Na beira do Arpoador, entre um gole de mate e o vaivém das ondas, vi uma mulher olhando fixamente o celular.

A brisa soprava suave, os surfistas flutuavam como garças no horizonte, e ela, imóvel, esperava — não o mar, não o pôr do sol, mas uma resposta.

Talvez um emoji, uma frase vaga, uma gota de afeto.

É curioso como aceitamos migalhas quando acreditamos que estamos com fome.


Nietzsche dizia que "a maior parte da humanidade prefere crer em ilusões agradáveis do que encarar verdades amargas". E não há ilusão mais sedutora do que a de que o pouco que nos dão é o suficiente, desde que nos deem alguma coisa.


Mas o que são essas migalhas senão pedaços frios de um banquete emocional que nunca chega?

A filosofia nos dá as lentes para observar esse cenário com mais clareza.

Os estóicos — sábios como Epicteto ou Sêneca — ensinavam que a fonte da nossa dor está no apego ao que não controlamos. Esperar que o outro nos sirva amor como se estivéssemos num restaurante emocional é a receita perfeita para a frustração.


Já os existencialistas — Kierkegaard, Beauvoir, Camus — apontavam para algo ainda mais inquietante: somos responsáveis por aceitar o que nos fazem. Cada escolha é uma assinatura no contrato da nossa própria narrativa.

Quando aceitamos migalhas, não é só porque o outro nos dá pouco — é também porque não acreditamos que merecemos o banquete.


E o Tao?

Ah, o Tao... Ele sussurra com o vento e não

precisa provar nada. O Taoísmo, com sua poética simplicidade, nos lembra que o rio não mendiga por afluentes: ele flui. WuWei — agir sem forçar, amar sem prender, doar sem contar.
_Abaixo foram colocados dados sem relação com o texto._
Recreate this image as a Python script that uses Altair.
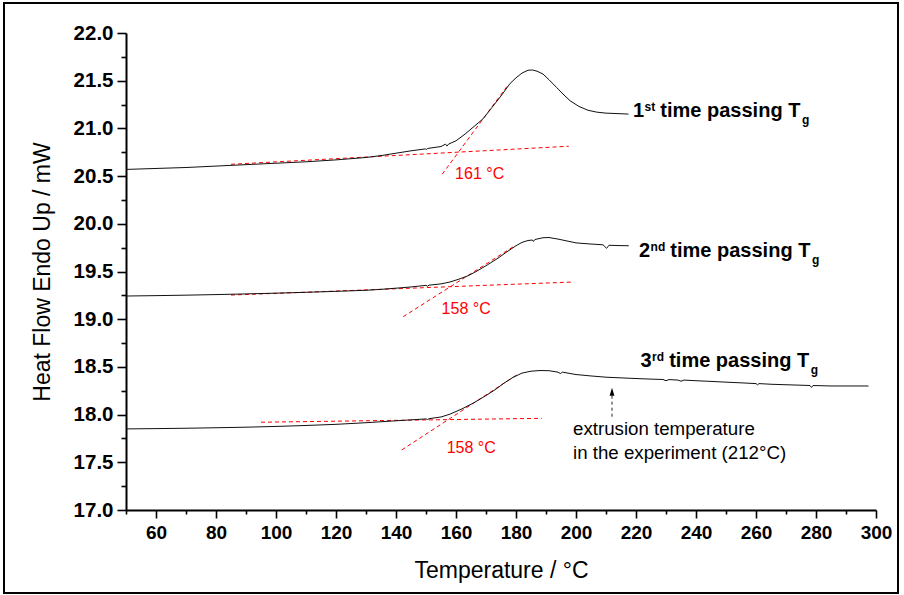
import altair as alt
import pandas as pd

FONT = "Liberation Sans"

# ---- curve data (Temperature in °C, heat flow in mW) ----
t1 = [50, 60, 70, 80, 90, 100, 110, 120, 130, 135, 140, 145, 149.8, 150.2, 150.6, 155, 156.5, 157, 157.5,
      160, 163, 166, 169, 172, 175, 178, 180, 182, 184, 185.5, 187, 189, 191, 193.5, 196, 198, 201, 204,
      207, 210, 214, 217.5]
h1 = [20.57, 20.58, 20.59, 20.605, 20.62, 20.635, 20.65, 20.67, 20.695, 20.715, 20.74, 20.765, 20.785,
      20.78, 20.79, 20.81, 20.835, 20.815, 20.835, 20.87, 20.94, 21.02, 21.10, 21.22, 21.34, 21.47, 21.53,
      21.58, 21.61, 21.612, 21.60, 21.57, 21.51, 21.43, 21.35, 21.29, 21.23, 21.19, 21.17, 21.16, 21.155,
      21.15]

t2 = [50, 60, 70, 80, 90, 100, 110, 120, 130, 135, 140, 145, 150, 150.5, 151, 155, 158, 161, 164, 167,
      170.4, 174, 177, 180, 182, 184, 185.5, 185.8, 186.3, 189, 191, 194, 197, 200, 204, 209, 210.2, 211,
      214, 217.6]
h2 = [19.243, 19.247, 19.252, 19.258, 19.265, 19.273, 19.282, 19.292, 19.303, 19.313, 19.325, 19.338,
      19.355, 19.345, 19.357, 19.37, 19.39, 19.42, 19.455, 19.505, 19.568, 19.64, 19.707, 19.77, 19.805,
      19.825, 19.83, 19.815, 19.835, 19.854, 19.856, 19.84, 19.82, 19.80, 19.79, 19.78, 19.743, 19.775,
      19.772, 19.77]

t3 = [50, 60, 70, 80, 90, 100, 110, 120, 130, 135, 140, 145, 150, 150.5, 151, 155, 158, 162, 166, 170,
      173, 176, 179, 182, 185, 188, 191, 194, 194.8, 195.5, 200, 205, 210, 215, 220, 225, 229, 230, 231,
      234, 235, 236, 240, 245, 250, 255, 260, 260.5, 261, 265, 270, 275, 278, 278.5, 279, 285, 290, 297.5]
h3 = [17.85, 17.853, 17.857, 17.862, 17.868, 17.876, 17.886, 17.898, 17.915, 17.925, 17.935, 17.945,
      17.955, 17.948, 17.957, 17.975, 18.005, 18.06, 18.125, 18.20, 18.26, 18.33, 18.39, 18.435, 18.455,
      18.462, 18.46, 18.445, 18.43, 18.445, 18.42, 18.405, 18.392, 18.385, 18.378, 18.372, 18.368, 18.355,
      18.367, 18.362, 18.35, 18.362, 18.355, 18.348, 18.34, 18.333, 18.325, 18.312, 18.325, 18.318,
      18.313, 18.308, 18.305, 18.285, 18.305, 18.30, 18.30, 18.30]

# ---- tangent construction lines (red dashed) ----
seg_x1 = [85, 155.4, 85, 142.4, 95, 141.9]
seg_y1 = [20.624, 20.52, 19.253, 19.026, 17.92, 17.629]
seg_x2 = [197.6, 177.0, 199.1, 179.1, 188.6, 180.2]
seg_y2 = [20.813, 21.44, 19.39, 19.76, 17.961, 18.415]

# ---- Tg labels ----
tg_text = ["161 °C", "158 °C", "158 °C"]
tg_x = [159.7, 155.2, 156.9]
tg_y = [20.466, 19.05, 17.60]

# ---- series labels ----
lab_num = ["1", "2", "3"]
lab_sup = ["st", "nd", "rd"]
lab_x = [219.0, 221.0, 221.5]
lab_y = [21.123, 19.655, 18.50]

# ---- extrusion annotation ----
ext_lines = ["extrusion temperature", "in the experiment (212°C)"]
ext_x = [199.0, 199.0]
ext_y = [17.786, 17.535]
arrow_x = [212.0, 212.0]
arrow_y = [17.978, 18.24]

x_major = list(range(60, 301, 20))
x_minor = list(range(50, 300, 20))
y_major = [17.0 + 0.5 * i for i in range(11)]
y_minor = [17.25 + 0.5 * i for i in range(10)]

sx = alt.Scale(domain=[50, 300], nice=False, zero=False)
sy = alt.Scale(domain=[17, 22], nice=False, zero=False)

rows = []
for name, ts, hs in (("1", t1, h1), ("2", t2, h2), ("3", t3, h3)):
    for t, h in zip(ts, hs):
        rows.append({"series": name, "T": t, "HF": h})
curves = pd.DataFrame(rows)

common_axis = dict(grid=False, domainColor="black", tickColor="black", labelColor="black",
                   labelFont=FONT, labelFontWeight="bold", titleFont=FONT, titleColor="black",
                   titleFontWeight="normal", labelFlush=False, labelOverlap=False)

lines = alt.Chart(curves).mark_line(color="#111111", strokeWidth=1).encode(
    x=alt.X("T:Q", scale=sx, axis=alt.Axis(values=x_major, format="d", title="Temperature / °C",
                                            orient="bottom", tickSize=8, tickWidth=1.6, domainWidth=2,
                                            labelFontSize=19, labelPadding=5, titleFontSize=23,
                                            titleX=375, titleY=67, titleBaseline="alphabetic",
                                            **common_axis)),
    y=alt.Y("HF:Q", scale=sy, axis=alt.Axis(values=y_major, format=".1f", title="Heat Flow Endo Up / mW",
                                             orient="left", tickSize=9, tickWidth=1.6, domainWidth=2,
                                             labelFontSize=20.5, labelPadding=4, titleFontSize=23,
                                             titleX=-77, titleY=238.5, titleBaseline="alphabetic",
                                             **common_axis)),
    detail="series:N",
)

segs = pd.DataFrame({"x": seg_x1, "y": seg_y1, "x2": seg_x2, "y2": seg_y2})
tangents = alt.Chart(segs).mark_rule(color="#ff0000", strokeWidth=1, strokeDash=[4, 3]).encode(
    x=alt.X("x:Q", scale=sx, axis=alt.Axis(values=x_minor, labels=False, title=None, orient="bottom",
                                            tickSize=4, tickWidth=1.6, domain=False, grid=False,
                                            tickColor="black")),
    y=alt.Y("y:Q", scale=sy, axis=alt.Axis(values=y_minor, labels=False, title=None, orient="left",
                                            tickSize=5, tickWidth=1.6, domain=False, grid=False,
                                            tickColor="black")),
    x2="x2:Q",
    y2="y2:Q",
)


def xenc(field="x"):
    return alt.X(f"{field}:Q", scale=sx, axis=None)


def yenc(field="y"):
    return alt.Y(f"{field}:Q", scale=sy, axis=None)


tg_df = pd.DataFrame({"x": tg_x, "y": tg_y, "text": tg_text})
tg_labels = alt.Chart(tg_df).mark_text(color="#ff0000", font=FONT, fontSize=16, align="left",
                                       baseline="alphabetic").encode(x=xenc(), y=yenc(), text="text:N")

ext_df = pd.DataFrame({"x": ext_x, "y": ext_y, "text": ext_lines})
ext_labels = alt.Chart(ext_df).mark_text(color="black", font=FONT, fontSize=18.7, align="left",
                                         baseline="alphabetic").encode(x=xenc(), y=yenc(), text="text:N")

arrow_df = pd.DataFrame({"x": arrow_x, "y": arrow_y, "g": ["a", "a"]})
arrow_line = alt.Chart(arrow_df).mark_line(color="#222222", strokeWidth=1, strokeDash=[3, 3]).encode(
    x=xenc(), y=yenc(), detail="g:N")
arrow_head = alt.Chart(arrow_df.iloc[[1]]).mark_point(
    shape="M0,-1L0.6,1L-0.6,1Z", filled=True, color="black", size=64, opacity=1).encode(x=xenc(), y=yenc())

# series labels built from pieces (number, superscript, main text, subscript)
sup_w = {"st": 0.889, "nd": 1.222, "rd": 1.0}
label_layers = []
for num, sup, lx, ly in zip(lab_num, lab_sup, lab_x, lab_y):
    d = pd.DataFrame({"x": [lx], "y": [ly]})
    w_num = 0.556 * 20
    w_sup = sup_w[sup] * 12
    w_space = 0.278 * 20
    w_main = 7.002 * 20
    base = alt.Chart(d)
    label_layers.append(base.mark_text(text=num, font=FONT, fontSize=20, fontWeight="bold", align="left",
                                       baseline="alphabetic", color="black").encode(x=xenc(), y=yenc()))
    label_layers.append(base.mark_text(text=sup, font=FONT, fontSize=12, fontWeight="bold", align="left",
                                       baseline="alphabetic", color="black", dx=w_num + 0.5, dy=-6)
                        .encode(x=xenc(), y=yenc()))
    label_layers.append(base.mark_text(text="time passing T", font=FONT, fontSize=20, fontWeight="bold",
                                       align="left", baseline="alphabetic", color="black",
                                       dx=w_num + w_sup + w_space).encode(x=xenc(), y=yenc()))
    label_layers.append(base.mark_text(text="g", font=FONT, fontSize=12, fontWeight="bold", align="left",
                                       baseline="alphabetic", color="black",
                                       dx=w_num + w_sup + w_space + w_main + 1.5, dy=7)
                        .encode(x=xenc(), y=yenc()))

border = alt.Chart(pd.DataFrame({"a": [0]})).mark_rect(fill=None, stroke="black", strokeWidth=2).encode(
    x=alt.value(-122), x2=alt.value(772), y=alt.value(-30), y2=alt.value(560))

chart = alt.layer(
    tangents, lines, tg_labels, ext_labels, arrow_line, arrow_head, *label_layers, border
).resolve_axis(x="independent", y="independent").properties(
    width=750, height=477,
    autosize=alt.AutoSizeParams(type="none"),
    padding={"left": 126, "top": 33, "right": 28, "bottom": 85},
    background="white",
).configure_view(stroke=None)

chart.save("out.html", embed_options={"renderer": "svg", "actions": False})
Amar de verdade é como caminhar pela areia: leve, desapegado, mas presente.

Não se espera o amor, vivese o amor.


Talvez por isso Vinícius tenha dito que "o amor é eterno enquanto dura" — porque ele é como a maré: não se prende, apenas vem e vai.


E se ao invés de pedir migalhas, sentássemos à mesa conosco? Epicuro já nos convidava para isso: o prazer genuíno está na amizade, na lucidez e na moderação.

É na sabedoria que nos tornamos fartos — não no outro.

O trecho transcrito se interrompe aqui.